## The problem:
Begin the copy with the line that contains "What matplotlib code" and end it with the line that contains "return fig.add_axes([left /". Print these lines exactly and omit all pictures.

## Source records:
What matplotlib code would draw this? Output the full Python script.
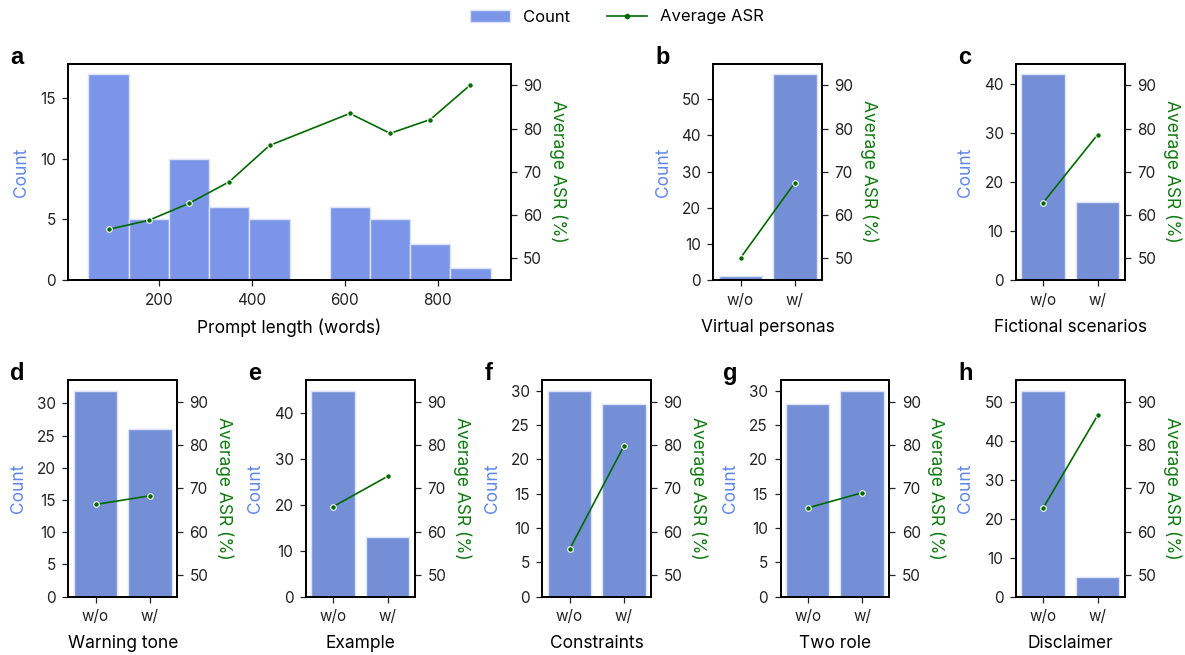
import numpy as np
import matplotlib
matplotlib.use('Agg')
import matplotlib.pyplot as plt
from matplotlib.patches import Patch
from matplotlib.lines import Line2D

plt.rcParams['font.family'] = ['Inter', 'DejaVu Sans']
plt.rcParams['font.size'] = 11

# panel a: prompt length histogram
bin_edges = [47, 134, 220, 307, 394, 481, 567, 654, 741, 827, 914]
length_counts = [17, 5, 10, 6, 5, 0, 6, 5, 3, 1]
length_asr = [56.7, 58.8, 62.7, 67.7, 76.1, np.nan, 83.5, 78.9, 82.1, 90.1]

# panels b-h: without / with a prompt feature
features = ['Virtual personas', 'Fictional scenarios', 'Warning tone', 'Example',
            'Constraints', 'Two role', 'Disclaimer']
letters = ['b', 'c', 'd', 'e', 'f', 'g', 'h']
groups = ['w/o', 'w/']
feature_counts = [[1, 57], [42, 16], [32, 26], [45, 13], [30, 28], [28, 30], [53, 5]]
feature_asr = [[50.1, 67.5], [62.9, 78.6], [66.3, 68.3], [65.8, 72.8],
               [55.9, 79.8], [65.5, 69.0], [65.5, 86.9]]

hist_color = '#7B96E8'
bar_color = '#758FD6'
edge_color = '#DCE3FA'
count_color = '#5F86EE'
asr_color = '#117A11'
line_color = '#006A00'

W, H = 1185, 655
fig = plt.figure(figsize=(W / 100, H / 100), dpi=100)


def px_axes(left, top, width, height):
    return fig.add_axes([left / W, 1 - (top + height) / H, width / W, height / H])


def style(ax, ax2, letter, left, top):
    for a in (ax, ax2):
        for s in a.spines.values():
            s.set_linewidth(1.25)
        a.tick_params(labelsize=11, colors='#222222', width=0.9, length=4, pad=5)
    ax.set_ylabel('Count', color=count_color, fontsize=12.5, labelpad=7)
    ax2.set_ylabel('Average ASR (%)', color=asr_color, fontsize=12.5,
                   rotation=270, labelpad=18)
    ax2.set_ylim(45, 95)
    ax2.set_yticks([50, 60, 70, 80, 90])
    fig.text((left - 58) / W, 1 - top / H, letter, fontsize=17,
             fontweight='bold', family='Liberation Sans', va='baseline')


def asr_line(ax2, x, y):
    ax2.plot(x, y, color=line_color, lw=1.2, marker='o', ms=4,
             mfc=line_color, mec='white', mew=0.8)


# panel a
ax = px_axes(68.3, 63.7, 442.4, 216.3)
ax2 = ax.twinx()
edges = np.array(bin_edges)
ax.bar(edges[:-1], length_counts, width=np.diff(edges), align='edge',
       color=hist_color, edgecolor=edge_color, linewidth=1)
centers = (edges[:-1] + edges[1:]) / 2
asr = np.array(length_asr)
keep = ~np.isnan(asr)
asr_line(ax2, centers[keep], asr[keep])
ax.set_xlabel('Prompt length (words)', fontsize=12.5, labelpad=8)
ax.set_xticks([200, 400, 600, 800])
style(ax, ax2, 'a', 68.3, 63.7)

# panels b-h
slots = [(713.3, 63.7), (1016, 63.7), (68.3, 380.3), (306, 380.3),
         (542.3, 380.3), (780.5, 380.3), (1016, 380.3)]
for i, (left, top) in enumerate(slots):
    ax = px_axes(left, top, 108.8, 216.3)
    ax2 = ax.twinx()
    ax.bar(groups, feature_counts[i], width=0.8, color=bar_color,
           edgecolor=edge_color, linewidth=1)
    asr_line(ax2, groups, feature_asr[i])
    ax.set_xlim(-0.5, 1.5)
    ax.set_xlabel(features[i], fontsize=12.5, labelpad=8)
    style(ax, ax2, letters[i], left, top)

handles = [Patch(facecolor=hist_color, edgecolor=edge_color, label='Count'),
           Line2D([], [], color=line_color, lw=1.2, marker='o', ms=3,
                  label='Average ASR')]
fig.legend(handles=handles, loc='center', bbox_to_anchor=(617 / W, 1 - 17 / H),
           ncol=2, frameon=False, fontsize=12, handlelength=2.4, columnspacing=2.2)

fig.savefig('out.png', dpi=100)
==
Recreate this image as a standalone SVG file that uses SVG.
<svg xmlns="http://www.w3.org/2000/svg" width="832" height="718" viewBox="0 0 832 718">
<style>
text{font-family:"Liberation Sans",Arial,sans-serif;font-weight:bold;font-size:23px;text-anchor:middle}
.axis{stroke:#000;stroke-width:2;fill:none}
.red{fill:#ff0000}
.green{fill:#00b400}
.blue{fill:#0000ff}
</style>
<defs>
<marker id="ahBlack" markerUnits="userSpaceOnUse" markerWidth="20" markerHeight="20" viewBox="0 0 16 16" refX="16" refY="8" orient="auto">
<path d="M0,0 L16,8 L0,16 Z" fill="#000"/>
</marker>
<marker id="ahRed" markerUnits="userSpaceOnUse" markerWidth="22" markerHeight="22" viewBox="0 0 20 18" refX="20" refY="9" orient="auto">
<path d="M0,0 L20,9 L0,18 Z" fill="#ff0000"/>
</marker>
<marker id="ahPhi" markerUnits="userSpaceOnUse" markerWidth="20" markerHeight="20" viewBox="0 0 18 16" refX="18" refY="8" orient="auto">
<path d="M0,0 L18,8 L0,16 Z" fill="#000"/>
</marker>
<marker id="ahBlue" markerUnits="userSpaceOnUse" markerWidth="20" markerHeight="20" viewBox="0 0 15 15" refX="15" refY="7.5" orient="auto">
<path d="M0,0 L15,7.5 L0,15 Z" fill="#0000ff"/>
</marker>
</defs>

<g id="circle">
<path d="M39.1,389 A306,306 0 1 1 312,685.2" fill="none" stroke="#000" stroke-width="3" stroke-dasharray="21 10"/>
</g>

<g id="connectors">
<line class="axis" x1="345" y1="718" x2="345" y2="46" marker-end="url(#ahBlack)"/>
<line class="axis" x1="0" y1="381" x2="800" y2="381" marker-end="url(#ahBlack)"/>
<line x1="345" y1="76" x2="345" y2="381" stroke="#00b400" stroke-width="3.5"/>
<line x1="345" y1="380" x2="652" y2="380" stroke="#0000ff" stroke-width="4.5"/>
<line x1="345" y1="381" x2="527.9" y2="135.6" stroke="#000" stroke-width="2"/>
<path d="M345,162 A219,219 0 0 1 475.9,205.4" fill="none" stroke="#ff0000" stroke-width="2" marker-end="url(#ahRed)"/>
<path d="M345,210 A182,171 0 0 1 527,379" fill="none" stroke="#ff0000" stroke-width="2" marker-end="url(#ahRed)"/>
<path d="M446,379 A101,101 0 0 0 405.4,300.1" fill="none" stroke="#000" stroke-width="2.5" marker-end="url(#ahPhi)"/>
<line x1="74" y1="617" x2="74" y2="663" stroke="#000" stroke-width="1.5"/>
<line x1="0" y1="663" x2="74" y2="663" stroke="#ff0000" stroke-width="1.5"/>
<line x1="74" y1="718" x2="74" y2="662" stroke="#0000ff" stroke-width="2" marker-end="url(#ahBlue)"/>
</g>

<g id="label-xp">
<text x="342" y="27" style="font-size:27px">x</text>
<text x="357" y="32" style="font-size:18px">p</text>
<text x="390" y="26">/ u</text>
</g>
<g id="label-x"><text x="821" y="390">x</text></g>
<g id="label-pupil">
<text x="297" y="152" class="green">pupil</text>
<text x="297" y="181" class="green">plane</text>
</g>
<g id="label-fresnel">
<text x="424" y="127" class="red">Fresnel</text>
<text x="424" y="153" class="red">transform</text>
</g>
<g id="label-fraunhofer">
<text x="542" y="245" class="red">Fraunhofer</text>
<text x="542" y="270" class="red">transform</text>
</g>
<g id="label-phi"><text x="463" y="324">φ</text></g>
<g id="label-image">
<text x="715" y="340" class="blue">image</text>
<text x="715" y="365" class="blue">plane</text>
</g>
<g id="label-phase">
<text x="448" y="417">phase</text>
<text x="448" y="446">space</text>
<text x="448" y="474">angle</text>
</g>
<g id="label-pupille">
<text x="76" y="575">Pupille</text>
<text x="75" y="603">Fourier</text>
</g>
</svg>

## In response:
What matplotlib code would draw this? Output the full Python script.
import numpy as np
import matplotlib
matplotlib.use('Agg')
import matplotlib.pyplot as plt
from matplotlib.patches import Patch
from matplotlib.lines import Line2D

plt.rcParams['font.family'] = ['Inter', 'DejaVu Sans']
plt.rcParams['font.size'] = 11

# panel a: prompt length histogram
bin_edges = [47, 134, 220, 307, 394, 481, 567, 654, 741, 827, 914]
length_counts = [17, 5, 10, 6, 5, 0, 6, 5, 3, 1]
length_asr = [56.7, 58.8, 62.7, 67.7, 76.1, np.nan, 83.5, 78.9, 82.1, 90.1]

# panels b-h: without / with a prompt feature
features = ['Virtual personas', 'Fictional scenarios', 'Warning tone', 'Example',
            'Constraints', 'Two role', 'Disclaimer']
letters = ['b', 'c', 'd', 'e', 'f', 'g', 'h']
groups = ['w/o', 'w/']
feature_counts = [[1, 57], [42, 16], [32, 26], [45, 13], [30, 28], [28, 30], [53, 5]]
feature_asr = [[50.1, 67.5], [62.9, 78.6], [66.3, 68.3], [65.8, 72.8],
               [55.9, 79.8], [65.5, 69.0], [65.5, 86.9]]

hist_color = '#7B96E8'
bar_color = '#758FD6'
edge_color = '#DCE3FA'
count_color = '#5F86EE'
asr_color = '#117A11'
line_color = '#006A00'

W, H = 1185, 655
fig = plt.figure(figsize=(W / 100, H / 100), dpi=100)


def px_axes(left, top, width, height):
    return fig.add_axes([left / W, 1 - (top + height) / H, width / W, height / H])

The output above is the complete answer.